[TASK TO CARRY OUT] Restate the whole listing word for word. Pictures are left out.
────────────────────────────────────────
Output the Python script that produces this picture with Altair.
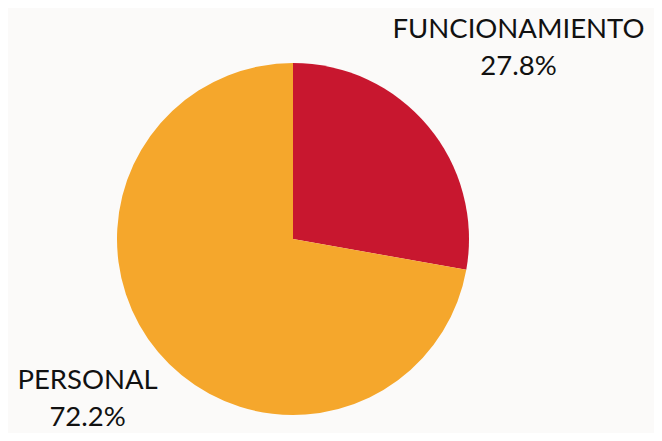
import altair as alt
import pandas as pd

categories = ["FUNCIONAMIENTO", "PERSONAL"]
shares = [27.8, 72.2]
orden = [0, 1]
colors = ["#C8172F", "#F5A72C"]

df = pd.DataFrame({"categoria": categories, "pct": shares, "orden": orden})

pie = alt.Chart(df).mark_arc(radius=176, strokeWidth=0).encode(
    theta=alt.Theta("pct:Q", stack=True),
    order=alt.Order("orden:Q"),
    x=alt.value(285),
    y=alt.value(231),
    color=alt.Color("categoria:N", scale=alt.Scale(domain=categories, range=colors), legend=None),
)

lab_base = alt.Chart(df).transform_window(
    cum="sum(pct)", sort=[alt.SortField("orden")]
).transform_joinaggregate(
    total="sum(pct)"
).transform_calculate(
    mid="(datum.cum - datum.pct / 2) / datum.total * 100",
    label="[datum.categoria, format(datum.pct, '.1f') + '%']",
)


def label_layer(cat, r, dx, dy):
    return lab_base.transform_filter(alt.datum.categoria == cat).mark_text(
        font="Lato", fontSize=27.5, lineHeight=37, align="center", baseline="middle",
        color="#111111", radius=r, dx=dx, dy=dy,
    ).encode(
        theta=alt.Theta("mid:Q", stack=None, scale=alt.Scale(domain=[0, 100], range=[0, 6.283185307])),
        x=alt.value(285),
        y=alt.value(231),
        text="label:N",
    )


chart = alt.layer(
    pie,
    label_layer("FUNCIONAMIENTO", 302, -6, -15),
    label_layer("PERSONAL", 268, 0, -30),
).resolve_scale(theta="independent").properties(
    width=646, height=425, autosize="none", padding=0, background="#FBFAF9"
).configure_view(stroke=None)

chart.save("out.html", embed_options={"renderer": "svg", "actions": False})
────────────────────────────────────────
[ANSWER TO THIS PROBLEM]
Output the Python script that produces this picture with Altair.
import altair as alt
import pandas as pd

categories = ["FUNCIONAMIENTO", "PERSONAL"]
shares = [27.8, 72.2]
orden = [0, 1]
colors = ["#C8172F", "#F5A72C"]

df = pd.DataFrame({"categoria": categories, "pct": shares, "orden": orden})

pie = alt.Chart(df).mark_arc(radius=176, strokeWidth=0).encode(
    theta=alt.Theta("pct:Q", stack=True),
    order=alt.Order("orden:Q"),
    x=alt.value(285),
    y=alt.value(231),
    color=alt.Color("categoria:N", scale=alt.Scale(domain=categories, range=colors), legend=None),
)

lab_base = alt.Chart(df).transform_window(
    cum="sum(pct)", sort=[alt.SortField("orden")]
).transform_joinaggregate(
    total="sum(pct)"
).transform_calculate(
    mid="(datum.cum - datum.pct / 2) / datum.total * 100",
    label="[datum.categoria, format(datum.pct, '.1f') + '%']",
)


def label_layer(cat, r, dx, dy):
    return lab_base.transform_filter(alt.datum.categoria == cat).mark_text(
        font="Lato", fontSize=27.5, lineHeight=37, align="center", baseline="middle",
        color="#111111", radius=r, dx=dx, dy=dy,
    ).encode(
        theta=alt.Theta("mid:Q", stack=None, scale=alt.Scale(domain=[0, 100], range=[0, 6.283185307])),
        x=alt.value(285),
        y=alt.value(231),
        text="label:N",
    )


chart = alt.layer(
    pie,
    label_layer("FUNCIONAMIENTO", 302, -6, -15),
    label_layer("PERSONAL", 268, 0, -30),
).resolve_scale(theta="independent").properties(
    width=646, height=425, autosize="none", padding=0, background="#FBFAF9"
).configure_view(stroke=None)

chart.save("out.html", embed_options={"renderer": "svg", "actions": False})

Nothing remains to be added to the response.